REQUIRED TASK:
Leave out the pictures; transcribe all else exactly.
>>>
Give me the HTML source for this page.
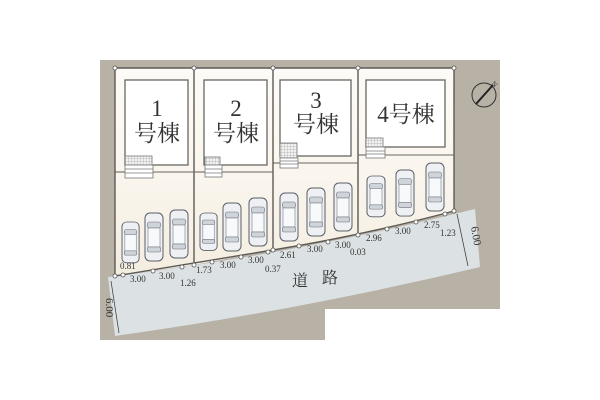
<!DOCTYPE html>
<html><head><meta charset="utf-8"><style>
html,body{margin:0;padding:0;background:#fff;width:600px;height:400px;overflow:hidden}
svg{display:block}
text{font-family:"Liberation Serif","Noto Serif CJK SC",serif;fill:#333}
</style></head><body>
<svg width="600" height="400" viewBox="0 0 600 400" xmlns="http://www.w3.org/2000/svg">
<defs>
<linearGradient id="lot" x1="0" y1="0" x2="0" y2="1">
<stop offset="0" stop-color="#fdfbf7"/><stop offset="0.5" stop-color="#faf6ee"/><stop offset="1" stop-color="#f4ede0"/></linearGradient>
<pattern id="grid" width="3" height="3" patternUnits="userSpaceOnUse">
<rect width="3" height="3" fill="#f2f2f2"/><path d="M3,0 V3 M0,3 H3" stroke="#888" stroke-width="0.5"/></pattern>
<g id="car">
<rect x="0" y="0" width="18" height="48" rx="5" fill="#eef0f3" stroke="#5a5e66" stroke-width="1"/>
<rect x="2.5" y="9" width="13" height="6" rx="2" fill="#cfd3da" stroke="#6a6e76" stroke-width="0.6"/>
<rect x="3" y="15" width="12" height="19" fill="#f8f9fb" stroke="#7a7e86" stroke-width="0.6"/>
<rect x="2.5" y="34" width="13" height="5" rx="1.5" fill="#cfd3da" stroke="#6a6e76" stroke-width="0.6"/>
</g>
</defs>
<rect x="100" y="60" width="400" height="280" fill="#b8b1a6"/>
<rect x="325" y="309" width="175" height="31" fill="#fff"/>
<polygon points="115,68 454,68 454,211 358,235 273,250 194,265 115,276" fill="url(#lot)"/>
<path d="M108,277 Q290,255 475,209 L480,267 Q300,310 115,336 Z" fill="#dce2e4"/>
<g stroke="#5d5a55" stroke-width="1.4" fill="none">
<line x1="115" y1="68" x2="454" y2="68"/>
<line x1="115" y1="68" x2="115" y2="276"/>
<line x1="194" y1="68" x2="194" y2="265"/>
<line x1="273" y1="68" x2="273" y2="250"/>
<line x1="358" y1="68" x2="358" y2="235"/>
<line x1="454" y1="68" x2="454" y2="211"/>
<path d="M115,276 Q200,262 273,250 Q360,236 454,211"/>
</g>
<g stroke="#6a6660" stroke-width="1.1">
<line x1="153" y1="172" x2="194" y2="172"/><line x1="115" y1="172" x2="125" y2="172"/>
<line x1="222" y1="172" x2="273" y2="172"/><line x1="194" y1="172" x2="205" y2="172"/>
<line x1="298" y1="163" x2="358" y2="163"/><line x1="273" y1="163" x2="280" y2="163"/>
<line x1="385" y1="155" x2="454" y2="155"/><line x1="358" y1="155" x2="366" y2="155"/>
</g>
<g fill="#fff" stroke="#6a6660" stroke-width="1.3">
<rect x="125" y="80" width="63" height="85"/>
<rect x="204" y="80" width="63" height="85"/>
<rect x="280" y="80" width="71" height="76"/>
<rect x="366" y="80" width="79" height="67"/>
</g>
<g fill="#fff" stroke="#777" stroke-width="0.8">
<rect x="125" y="156" width="27" height="9" fill="url(#grid)"/><rect x="125" y="165" width="28" height="13"/>
<line x1="125" y1="169" x2="153" y2="169"/><line x1="125" y1="173" x2="153" y2="173"/>
<rect x="205" y="157" width="15" height="8" fill="url(#grid)"/><rect x="205" y="165" width="17" height="12"/>
<line x1="205" y1="169" x2="222" y2="169"/><line x1="205" y1="173" x2="222" y2="173"/>
<rect x="280" y="143" width="17" height="15" fill="url(#grid)"/><rect x="280" y="158" width="18" height="10"/>
<line x1="280" y1="161" x2="298" y2="161"/><line x1="280" y1="164" x2="298" y2="164"/>
<rect x="366" y="138" width="17" height="9" fill="url(#grid)"/><rect x="366" y="147" width="19" height="11"/>
<line x1="366" y1="151" x2="385" y2="151"/><line x1="366" y1="154" x2="385" y2="154"/>
</g>
<g font-size="23" text-anchor="middle">
<text x="157" y="116">1</text><text x="157" y="141">号棟</text>
<text x="236" y="116">2</text><text x="236" y="141">号棟</text>
<text x="316" y="108">3</text><text x="316" y="132">号棟</text>
<text x="406" y="122">4号棟</text>
</g>
<use href="#car" transform="translate(122,222) scale(0.95,0.85)"/>
<use href="#car" x="145" y="213"/>
<use href="#car" x="170" y="210"/>
<use href="#car" transform="translate(200,213) scale(0.95,0.78)"/>
<use href="#car" x="223" y="203"/>
<use href="#car" x="249" y="198"/>
<use href="#car" x="280" y="193"/>
<use href="#car" x="307" y="188"/>
<use href="#car" x="334" y="183"/>
<use href="#car" transform="translate(367,176) scale(1,0.85)"/>
<use href="#car" transform="translate(396,170) scale(1,0.96)"/>
<use href="#car" x="426" y="163"/>
<g fill="#fff" stroke="#555" stroke-width="0.8">
<circle cx="115" cy="68" r="2"/><circle cx="194" cy="68" r="2"/><circle cx="273" cy="68" r="2"/><circle cx="358" cy="68" r="2"/><circle cx="454" cy="68" r="2"/>
<circle cx="115" cy="276" r="2"/><circle cx="123" cy="275" r="2"/><circle cx="153" cy="271" r="2"/><circle cx="182" cy="267" r="2"/><circle cx="194" cy="265" r="2"/>
<circle cx="212" cy="262" r="2"/><circle cx="241" cy="257" r="2"/><circle cx="268" cy="252" r="2"/><circle cx="273" cy="250" r="2"/>
<circle cx="299" cy="246" r="2"/><circle cx="328" cy="242" r="2"/><circle cx="358" cy="235" r="2"/>
<circle cx="387" cy="229" r="2"/><circle cx="416" cy="222" r="2"/><circle cx="445" cy="214" r="2"/><circle cx="454" cy="211" r="2"/>
</g>
<g font-size="9" fill="#444">
<text x="120" y="269">0.81</text><text x="130" y="282">3.00</text><text x="159" y="279">3.00</text><text x="180" y="286">1.26</text>
<text x="196" y="273">1.73</text><text x="220" y="268">3.00</text><text x="248" y="263">3.00</text><text x="265" y="272">0.37</text>
<text x="280" y="258">2.61</text><text x="307" y="252">3.00</text><text x="335" y="248">3.00</text><text x="350" y="255">0.03</text>
<text x="366" y="241">2.96</text><text x="395" y="234">3.00</text><text x="424" y="228">2.75</text><text x="440" y="236">1.23</text>
</g>
<text x="292" y="286" font-size="16">道</text><text x="322" y="283" font-size="16">路</text>
<g stroke="#444" stroke-width="0.8">
<line x1="111" y1="281" x2="119" y2="333"/>
<line x1="457" y1="214" x2="468" y2="266"/>
</g>
<text font-size="11" transform="translate(106,298) rotate(90)">6.00</text>
<text font-size="11" transform="translate(471,227) rotate(80)">6.00</text>
<circle cx="484" cy="95" r="12" fill="none" stroke="#333" stroke-width="1"/>
<line x1="476" y1="104" x2="493" y2="85" stroke="#222" stroke-width="2"/>
<text x="492" y="86" font-size="7" transform="rotate(45 494 84)">N</text>
</svg>
</body></html>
<<<
THE RESPONSE:
Give me the HTML source for this page.
<!DOCTYPE html>
<html><head><meta charset="utf-8"><style>
html,body{margin:0;padding:0;background:#fff;width:600px;height:400px;overflow:hidden}
svg{display:block}
text{font-family:"Liberation Serif","Noto Serif CJK SC",serif;fill:#333}
</style></head><body>
<svg width="600" height="400" viewBox="0 0 600 400" xmlns="http://www.w3.org/2000/svg">
<defs>
<linearGradient id="lot" x1="0" y1="0" x2="0" y2="1">
<stop offset="0" stop-color="#fdfbf7"/><stop offset="0.5" stop-color="#faf6ee"/><stop offset="1" stop-color="#f4ede0"/></linearGradient>
<pattern id="grid" width="3" height="3" patternUnits="userSpaceOnUse">
<rect width="3" height="3" fill="#f2f2f2"/><path d="M3,0 V3 M0,3 H3" stroke="#888" stroke-width="0.5"/></pattern>
<g id="car">
<rect x="0" y="0" width="18" height="48" rx="5" fill="#eef0f3" stroke="#5a5e66" stroke-width="1"/>
<rect x="2.5" y="9" width="13" height="6" rx="2" fill="#cfd3da" stroke="#6a6e76" stroke-width="0.6"/>
<rect x="3" y="15" width="12" height="19" fill="#f8f9fb" stroke="#7a7e86" stroke-width="0.6"/>
<rect x="2.5" y="34" width="13" height="5" rx="1.5" fill="#cfd3da" stroke="#6a6e76" stroke-width="0.6"/>
</g>
</defs>
<rect x="100" y="60" width="400" height="280" fill="#b8b1a6"/>
<rect x="325" y="309" width="175" height="31" fill="#fff"/>
<polygon points="115,68 454,68 454,211 358,235 273,250 194,265 115,276" fill="url(#lot)"/>
<path d="M108,277 Q290,255 475,209 L480,267 Q300,310 115,336 Z" fill="#dce2e4"/>
<g stroke="#5d5a55" stroke-width="1.4" fill="none">
<line x1="115" y1="68" x2="454" y2="68"/>
<line x1="115" y1="68" x2="115" y2="276"/>
<line x1="194" y1="68" x2="194" y2="265"/>
<line x1="273" y1="68" x2="273" y2="250"/>
<line x1="358" y1="68" x2="358" y2="235"/>
<line x1="454" y1="68" x2="454" y2="211"/>
<path d="M115,276 Q200,262 273,250 Q360,236 454,211"/>
</g>
<g stroke="#6a6660" stroke-width="1.1">
<line x1="153" y1="172" x2="194" y2="172"/><line x1="115" y1="172" x2="125" y2="172"/>
<line x1="222" y1="172" x2="273" y2="172"/><line x1="194" y1="172" x2="205" y2="172"/>
<line x1="298" y1="163" x2="358" y2="163"/><line x1="273" y1="163" x2="280" y2="163"/>
<line x1="385" y1="155" x2="454" y2="155"/><line x1="358" y1="155" x2="366" y2="155"/>
</g>
<g fill="#fff" stroke="#6a6660" stroke-width="1.3">
<rect x="125" y="80" width="63" height="85"/>
<rect x="204" y="80" width="63" height="85"/>
<rect x="280" y="80" width="71" height="76"/>
<rect x="366" y="80" width="79" height="67"/>
</g>
<g fill="#fff" stroke="#777" stroke-width="0.8">
<rect x="125" y="156" width="27" height="9" fill="url(#grid)"/><rect x="125" y="165" width="28" height="13"/>
<line x1="125" y1="169" x2="153" y2="169"/><line x1="125" y1="173" x2="153" y2="173"/>
<rect x="205" y="157" width="15" height="8" fill="url(#grid)"/><rect x="205" y="165" width="17" height="12"/>
<line x1="205" y1="169" x2="222" y2="169"/><line x1="205" y1="173" x2="222" y2="173"/>
<rect x="280" y="143" width="17" height="15" fill="url(#grid)"/><rect x="280" y="158" width="18" height="10"/>
<line x1="280" y1="161" x2="298" y2="161"/><line x1="280" y1="164" x2="298" y2="164"/>
<rect x="366" y="138" width="17" height="9" fill="url(#grid)"/><rect x="366" y="147" width="19" height="11"/>
<line x1="366" y1="151" x2="385" y2="151"/><line x1="366" y1="154" x2="385" y2="154"/>
</g>
<g font-size="23" text-anchor="middle">
<text x="157" y="116">1</text><text x="157" y="141">号棟</text>
<text x="236" y="116">2</text><text x="236" y="141">号棟</text>
<text x="316" y="108">3</text><text x="316" y="132">号棟</text>
<text x="406" y="122">4号棟</text>
</g>
<use href="#car" transform="translate(122,222) scale(0.95,0.85)"/>
<use href="#car" x="145" y="213"/>
<use href="#car" x="170" y="210"/>
<use href="#car" transform="translate(200,213) scale(0.95,0.78)"/>
<use href="#car" x="223" y="203"/>
<use href="#car" x="249" y="198"/>
<use href="#car" x="280" y="193"/>
<use href="#car" x="307" y="188"/>
<use href="#car" x="334" y="183"/>
<use href="#car" transform="translate(367,176) scale(1,0.85)"/>
<use href="#car" transform="translate(396,170) scale(1,0.96)"/>
<use href="#car" x="426" y="163"/>
<g fill="#fff" stroke="#555" stroke-width="0.8">
<circle cx="115" cy="68" r="2"/><circle cx="194" cy="68" r="2"/><circle cx="273" cy="68" r="2"/><circle cx="358" cy="68" r="2"/><circle cx="454" cy="68" r="2"/>
<circle cx="115" cy="276" r="2"/><circle cx="123" cy="275" r="2"/><circle cx="153" cy="271" r="2"/><circle cx="182" cy="267" r="2"/><circle cx="194" cy="265" r="2"/>
<circle cx="212" cy="262" r="2"/><circle cx="241" cy="257" r="2"/><circle cx="268" cy="252" r="2"/><circle cx="273" cy="250" r="2"/>
<circle cx="299" cy="246" r="2"/><circle cx="328" cy="242" r="2"/><circle cx="358" cy="235" r="2"/>
<circle cx="387" cy="229" r="2"/><circle cx="416" cy="222" r="2"/><circle cx="445" cy="214" r="2"/><circle cx="454" cy="211" r="2"/>
</g>
<g font-size="9" fill="#444">
<text x="120" y="269">0.81</text><text x="130" y="282">3.00</text><text x="159" y="279">3.00</text><text x="180" y="286">1.26</text>
<text x="196" y="273">1.73</text><text x="220" y="268">3.00</text><text x="248" y="263">3.00</text><text x="265" y="272">0.37</text>
<text x="280" y="258">2.61</text><text x="307" y="252">3.00</text><text x="335" y="248">3.00</text><text x="350" y="255">0.03</text>
<text x="366" y="241">2.96</text><text x="395" y="234">3.00</text><text x="424" y="228">2.75</text><text x="440" y="236">1.23</text>
</g>
<text x="292" y="286" font-size="16">道</text><text x="322" y="283" font-size="16">路</text>
<g stroke="#444" stroke-width="0.8">
<line x1="111" y1="281" x2="119" y2="333"/>
<line x1="457" y1="214" x2="468" y2="266"/>
</g>
<text font-size="11" transform="translate(106,298) rotate(90)">6.00</text>
<text font-size="11" transform="translate(471,227) rotate(80)">6.00</text>
<circle cx="484" cy="95" r="12" fill="none" stroke="#333" stroke-width="1"/>
<line x1="476" y1="104" x2="493" y2="85" stroke="#222" stroke-width="2"/>
<text x="492" y="86" font-size="7" transform="rotate(45 494 84)">N</text>
</svg>
</body></html>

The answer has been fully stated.